Volumes are NOT removed by docker rm <container> unless you pass -v:

docker rm -v <container>       # removes anonymous volumes it created
docker rm <container>          # leaves anonymous volumes behind

Named volumes are never removed by docker rm — they belong to the user, not the container.
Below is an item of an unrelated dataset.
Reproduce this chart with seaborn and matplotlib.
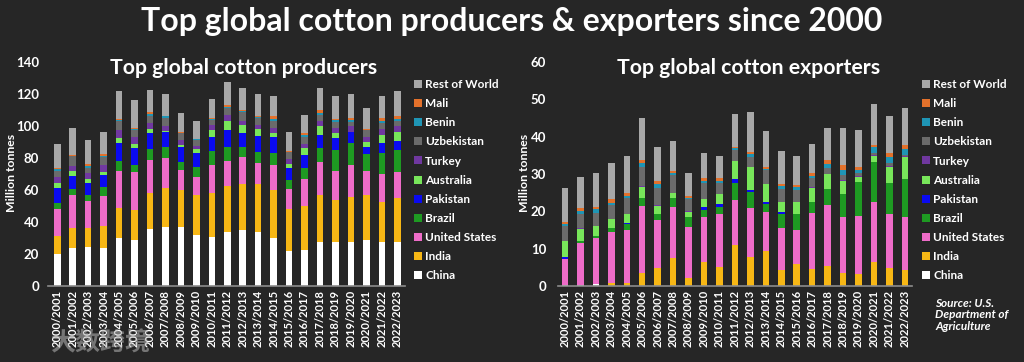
import matplotlib
matplotlib.use("Agg")
from matplotlib import pyplot as plt
from matplotlib.lines import Line2D
import seaborn as sns
import numpy as np

years = ["2000/2001", "2001/2002", "2002/2003", "2003/2004", "2004/2005", "2005/2006",
         "2006/2007", "2007/2008", "2008/2009", "2009/2010", "2010/2011", "2011/2012",
         "2012/2013", "2013/2014", "2014/2015", "2015/2016", "2016/2017", "2017/2018",
         "2018/2019", "2019/2020", "2020/2021", "2021/2022", "2022/2023"]

countries = ["China", "India", "United States", "Brazil", "Pakistan", "Australia",
             "Turkey", "Uzbekistan", "Benin", "Mali", "Rest of World"]

colors = {
    "China": "#ffffff",
    "India": "#f7b715",
    "United States": "#ee6cc8",
    "Brazil": "#1e9a22",
    "Pakistan": "#0a0af0",
    "Australia": "#78e65a",
    "Turkey": "#7038a0",
    "Uzbekistan": "#6b6b6b",
    "Benin": "#1f95b5",
    "Mali": "#e3712b",
    "Rest of World": "#a8a8a8",
}

# producers (million tonnes as labelled)
prod_china = [20.3, 24.0, 24.5, 23.8, 30.0, 28.6, 35.5, 37.0, 36.6, 32.0, 30.7, 33.8,
              34.9, 33.8, 30.0, 21.9, 22.8, 27.6, 27.6, 27.6, 29.0, 27.2, 27.6]
prod_india = [11.0, 12.5, 11.5, 13.8, 19.0, 18.8, 22.4, 24.4, 23.4, 24.8, 27.2, 28.7,
              28.8, 29.9, 30.0, 26.1, 27.3, 29.2, 26.1, 28.2, 27.8, 25.5, 27.6]
prod_us = [17.0, 20.5, 17.0, 18.6, 23.0, 23.8, 20.9, 18.8, 12.5, 11.5, 17.7, 15.5,
           16.7, 13.0, 15.6, 12.4, 16.8, 20.9, 18.3, 19.6, 15.1, 17.3, 16.3]
prod_brazil = [3.7, 3.4, 3.6, 5.8, 6.0, 4.4, 7.1, 6.8, 5.2, 5.9, 8.8, 8.7,
               6.3, 7.3, 7.4, 5.8, 7.1, 8.6, 13.0, 14.2, 10.6, 13.4, 13.5]
prod_pakistan = [9.0, 8.6, 8.0, 7.6, 11.6, 10.4, 10.0, 9.5, 9.0, 8.8, 8.6, 10.5,
                 9.2, 9.8, 10.0, 7.3, 7.9, 8.1, 7.4, 6.5, 4.2, 5.8, 5.9]
prod_australia = [3.6, 3.0, 2.1, 1.4, 3.2, 2.8, 2.1, 0.5, 1.5, 2.5, 4.6, 6.2,
                  4.8, 4.2, 2.9, 2.8, 4.1, 5.3, 3.1, 0.4, 3.6, 5.2, 5.6]
prod_turkey = [3.4, 3.0, 3.7, 4.6, 4.8, 4.2, 3.8, 3.0, 2.8, 2.1, 3.1, 3.4,
               2.5, 2.7, 2.7, 2.9, 2.6, 3.5, 3.1, 3.2, 3.1, 3.8, 3.8]
prod_uzbekistan = [4.0, 6.0, 3.6, 5.3, 5.4, 4.6, 4.6, 5.3, 4.5, 3.7, 3.1, 4.2,
                   5.7, 4.2, 4.8, 4.4, 4.8, 3.8, 4.2, 3.1, 3.8, 3.6, 2.9]
prod_benin = [1.0, 0.5, 1.0, 0.6, 0.6, 0.7, 1.0, 0.7, 0.3, 0.3, 0.6, 0.8,
              0.6, 0.6, 1.2, 0.4, 1.0, 1.3, 0.8, 1.0, 0.6, 1.5, 1.4]
prod_mali = [0.8, 0.5, 1.0, 1.0, 0.6, 0.7, 1.1, 0.5, 0.4, 0.4, 0.6, 1.2,
             0.7, 0.7, 1.4, 0.5, 1.1, 1.7, 0.8, 1.2, 0.5, 1.6, 1.4]
prod_rest = [15.2, 16.6, 15.0, 14.0, 17.4, 17.4, 14.1, 13.5, 12.2, 11.4, 12.0, 14.5,
             13.5, 13.8, 13.0, 11.6, 11.5, 14.0, 14.1, 15.0, 12.9, 13.6, 15.6]

# exporters
exp_china = [0.3, 0.3, 0.6, 0.1, 0.1, 0.0, 0.0, 0.0, 0.0, 0.0, 0.0, 0.0,
             0.0, 0.0, 0.0, 0.0, 0.0, 0.0, 0.0, 0.0, 0.0, 0.0, 0.0]
exp_india = [0.0, 0.0, 0.0, 0.8, 0.7, 3.6, 4.8, 7.6, 2.1, 6.4, 5.1, 11.1,
             7.8, 9.3, 4.4, 6.0, 4.5, 5.4, 3.6, 3.3, 6.3, 4.8, 4.2]
exp_us = [7.0, 11.1, 12.3, 13.6, 14.3, 17.8, 13.0, 13.6, 13.7, 12.0, 14.3, 11.9,
          13.1, 10.4, 11.2, 9.0, 15.1, 16.3, 14.9, 15.5, 16.3, 14.6, 14.3]
exp_brazil = [0.0, 0.7, 0.4, 1.1, 1.5, 2.1, 1.4, 2.3, 2.6, 1.9, 1.8, 4.5,
              4.3, 2.2, 3.6, 4.4, 2.8, 4.3, 6.1, 9.0, 10.7, 8.1, 10.1]
exp_pakistan = [0.6, 0.0, 0.0, 0.0, 0.4, 0.0, 0.0, 0.2, 0.2, 0.8, 0.7, 1.1,
                0.5, 0.5, 0.5, 0.0, 0.0, 0.0, 0.0, 0.0, 0.0, 0.0, 0.0]
exp_australia = [4.1, 3.3, 2.7, 2.3, 2.2, 3.1, 2.3, 1.1, 1.3, 2.2, 2.7, 4.9,
                 6.1, 4.9, 2.7, 3.0, 3.9, 3.9, 3.6, 1.5, 1.6, 4.5, 6.0]
exp_turkey = [0.0, 0.1, 0.1, 0.1, 0.1, 0.1, 0.1, 0.1, 0.1, 0.1, 0.1, 0.1,
              0.1, 0.1, 0.1, 0.1, 0.1, 0.1, 0.1, 0.2, 0.2, 0.2, 0.2]
exp_uzbekistan = [4.1, 3.9, 3.5, 3.7, 4.2, 5.3, 4.7, 4.8, 3.2, 4.1, 2.8, 2.8,
                  2.7, 3.7, 3.6, 3.2, 2.6, 1.5, 1.4, 0.8, 0.4, 0.7, 0.3]
exp_benin = [0.6, 0.6, 0.9, 0.6, 0.5, 0.9, 0.9, 0.5, 0.4, 0.6, 0.6, 0.5,
             0.8, 0.2, 0.7, 0.7, 0.5, 1.1, 1.4, 0.9, 1.7, 1.7, 1.5]
exp_mali = [0.5, 0.8, 0.7, 1.0, 0.8, 0.9, 0.9, 0.6, 0.5, 0.7, 0.7, 0.4,
            0.6, 0.7, 0.5, 0.6, 0.7, 1.2, 1.3, 0.8, 0.6, 1.1, 1.2]
exp_rest = [9.1, 8.3, 9.2, 9.7, 10.0, 11.2, 9.2, 8.1, 6.1, 6.9, 6.0, 8.7,
            10.5, 9.4, 8.9, 7.8, 7.8, 8.5, 9.9, 9.8, 10.9, 9.9, 9.8]

producers = [prod_china, prod_india, prod_us, prod_brazil, prod_pakistan, prod_australia,
             prod_turkey, prod_uzbekistan, prod_benin, prod_mali, prod_rest]
exporters = [exp_china, exp_india, exp_us, exp_brazil, exp_pakistan, exp_australia,
             exp_turkey, exp_uzbekistan, exp_benin, exp_mali, exp_rest]

BG = "#262626"
sns.set_theme(style="dark")
plt.rcParams["font.family"] = ["Lato", "DejaVu Sans"]
plt.rcParams["font.weight"] = "bold"

fig = plt.figure(figsize=(10.24, 3.62), dpi=100, facecolor=BG)


def stacked(ax, series, ymax, step, ypad):
    ax.set_facecolor(BG)
    bottom = np.zeros(len(years))
    for name, vals in zip(countries, series):
        sns.barplot(x=years, y=vals, bottom=bottom, color=colors[name], width=0.42,
                    saturation=1, errorbar=None, linewidth=0, ax=ax)
        bottom = bottom + np.array(vals)
    ax.set_ylim(0, ymax)
    ax.set_yticks(np.arange(0, ymax + 1, step))
    ax.grid(False)
    for s in ["left", "right", "top"]:
        ax.spines[s].set_visible(False)
    ax.spines["bottom"].set_color("#8c8c8c")
    ax.spines["bottom"].set_linewidth(1.2)
    ax.tick_params(axis="x", colors="white", labelsize=8, rotation=90, length=0, pad=3)
    ax.tick_params(axis="y", colors="white", labelsize=9.5, length=0, pad=ypad)
    for lab in ax.get_xticklabels() + ax.get_yticklabels():
        lab.set_fontweight("bold")
    ax.set_xlabel("")
    ax.set_ylabel("")


ax1 = fig.add_axes([48 / 1024, 1 - 286 / 362, 357 / 1024, 224 / 362])
stacked(ax1, producers, 140, 20, 6.5)
ax1.set_xlim(-0.6, 22.5)

ax2 = fig.add_axes([558 / 1024, 1 - 286 / 362, 354 / 1024, 224 / 362])
stacked(ax2, exporters, 60, 10, 8.5)
ax2.set_xlim(-0.45, 22.46)

fig.text(0.5, 1 - 22 / 362, "Top global cotton producers & exporters since 2000",
         color="white", fontsize=23, fontweight="bold", ha="center", va="center")
fig.text(244 / 1024, 1 - 68 / 362, "Top global cotton producers", color="white",
         fontsize=15.3, fontweight="bold", ha="center", va="center")
fig.text(749 / 1024, 1 - 68 / 362, "Top global cotton exporters", color="white",
         fontsize=15.3, fontweight="bold", ha="center", va="center")

for x in [12, 525]:
    fig.text(x / 1024, 1 - 173 / 362, "Million tonnes", color="white", fontsize=8.8,
             fontweight="bold", rotation=90, ha="center", va="center")

handles = [Line2D([0], [0], marker="s", linestyle="", markersize=5.5,
                  markerfacecolor=colors[c], markeredgewidth=0) for c in countries[::-1]]
for x in [414, 922]:
    fig.legend(handles, countries[::-1], loc="upper left",
               bbox_to_anchor=(x / 1024, 1 - 79 / 362), frameon=False,
               labelcolor="white", prop={"size": 8.5, "weight": "bold"},
               handlelength=0.6, handletextpad=0.35, labelspacing=0.69,
               borderaxespad=0, borderpad=0)

fig.text(935 / 1024, 1 - 315 / 362, "Source: U.S.\nDepartment of\nAgriculture",
         color="white", fontsize=8.5, fontweight="bold", style="italic",
         ha="left", va="center", linespacing=1.1)

fig.text(50 / 1024, 1 - 343 / 362, "大数跨境", color="#b8b8b8", alpha=0.55,
         fontsize=18, family=["Noto Sans CJK SC", "DejaVu Sans"], ha="left", va="center")

fig.savefig("out.png", dpi=100, facecolor=BG)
This is by design (safer defaults), but also why "dangling" volumes accumulate.


Inspecting a Container's Storage

# See every mount on a container
docker inspect demo --format='{{json .Mounts}}' | jq
# [
#   {
#     "Type": "volume",
#     "Name": "dbdata",
#     "Source": "/var/lib/docker/volumes/dbdata/_data",
#     "Destination": "/var/lib/postgresql/data",
#     "RW": true,
#     ...
#   },
#   {
#     "Type": "bind",
#     "Source": "/home/user/src",
#     "Destination": "/app",
#     "RW": true,
#     ...
#   }
# ]

# See the OverlayFS layout
docker inspect demo --format='{{json .GraphDriver.Data}}' | jq
# {
#   "LowerDir": "/var/lib/docker/overlay2/<hash>/l/XXX:...",
#   "UpperDir": "/var/lib/docker/overlay2/<hash>/diff",
#   "WorkDir":  "/var/lib/docker/overlay2/<hash>/work",
#   "MergedDir":"/var/lib/docker/overlay2/<hash>/merged"
# }

Key Concepts Summary

  • Four storage destinations. Writable layer (ephemeral), bind mount (host path), named volume (Docker-managed), tmpfs (RAM).
  • Only bind mounts and named volumes persist across container removal. Everything else is wiped.
  • Bind mounts expose host paths. Great for dev and config; watch out for permissions and Docker Desktop slowness.
  • Named volumes are Docker-managed. Great for databases and any state the image initializes.
  • First-time population. Named volumes are populated from the image on first use; bind mounts hide the image's content at the target path.
  • tmpfs for scratch and read-only patterns. RAM-backed, counts against memory limits.
  • Always use the database's native backup tool for stateful services — tarring the data directory is not a backup.
  • Volumes are not auto-deleted with containers. Use docker rm -v for anonymous volumes; explicit docker volume rm for named.
  • --mount is the explicit form of -v. Use it in production for clarity.
  • docker system df shows disk usage; docker system prune --volumes reclaims unused (carefully).

Common Mistakes

  • Running a database with no volume, losing all data on docker rm. docker run -d postgres with no -v is a test-only pattern.
  • Using a bind mount on a database's data dir, breaking the image's initialization. Use a named volume.
  • Typo'ing a bind-mount host path. Docker silently creates the directory as root; your app sees empty data.
  • Running the container as a user that doesn't have permission on the host-side bind-mount path. Use --user $(id -u) or chown.
  • Using bind mounts for node_modules / .venv on Docker Desktop macOS/Windows. Named volume is 10-50× faster.
  • Calling docker-compose down -v without realizing -v deletes the named volumes. Backup first!
  • Assuming --rm removes volumes. It only removes anonymous volumes; named volumes stay.
  • Forgetting that tmpfs counts against the container's memory limit. A 2 GB tmpfs with a 1 GB limit crashes quickly.
  • Not backing up volumes. Docker doesn't do it for you; tarballs or native DB tools are yours to manage.
  • Trusting bind-mount config injection with missing target files. -v /host/config.yaml:/etc/app/config.yaml requires /etc/app/config.yaml to exist in the image — otherwise Docker creates a directory there.

KNOWLEDGE CHECK

Your teammate runs `docker run -d --name pg -p 5432:5432 postgres:16` and loads production-seeding data into it. Two days later, after a `docker rm -f pg` and a `docker run -d --name pg postgres:16`, the data is gone. Where did it go, and what was the correct setup?